Chris McNee

Personal information
- Full name: Christopher Mel McNee
- Date of birth: 1914
- Place of birth: Govanhill, Scotland
- Date of death: 1986 (aged 71–72)
- Place of death: Glasgow, Scotland
- Position(s): Outside left

Senior career*
- Years: Team / Apps / (Gls)
- –: Blantyre Victoria
- 1936–1939: Hamilton Academical / 100 / (23)
- 1939–1948: Rangers / 10 / (3)
- 1948–1949: Dumbarton / 8 / (0)
- Total:  / 118 / (26)

International career
- 1937–1939: Scottish League XI / 2 / (0)

= Chris McNee =

Scottish footballer

Christopher Mel McNee (1914–1986) was a Scottish footballer who played as an outside left for Hamilton Academical, Rangers and Dumbarton.

He was signed by Accies from the Junior grade as a replacement for Bobby Reid and quickly impressed with his performances, being selected twice for the Scottish Football League XI in 1937 and 1939.

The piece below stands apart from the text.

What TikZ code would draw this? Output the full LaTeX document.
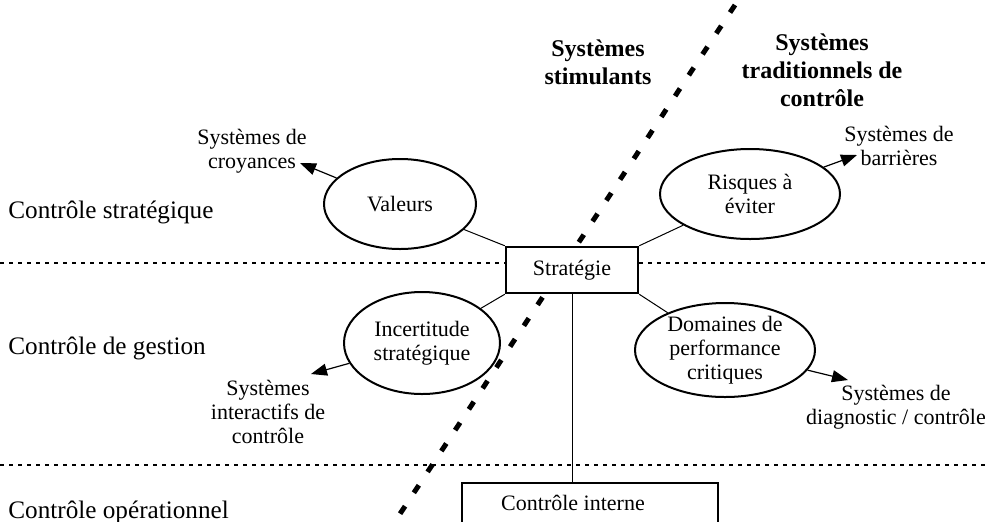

In 1939 he moved to Rangers and was contracted to the club for the next nine years, but the outbreak of World War II meant the four league matches he played to that point were declared void, and he also sustained a broken leg the following year. He served in the Royal Air Force during the conflict, also making wartime appearances for Burnley and Wrexham. McNee returned to Rangers and was a member of the squad which won the league title in 1946–47, with his ten appearances and three goals entitling him to a medal (they also won the Scottish League Cup, but he played no part in the run). By now in his mid-30s, McNee transferred to Dumbarton for a year in 1948 before being released.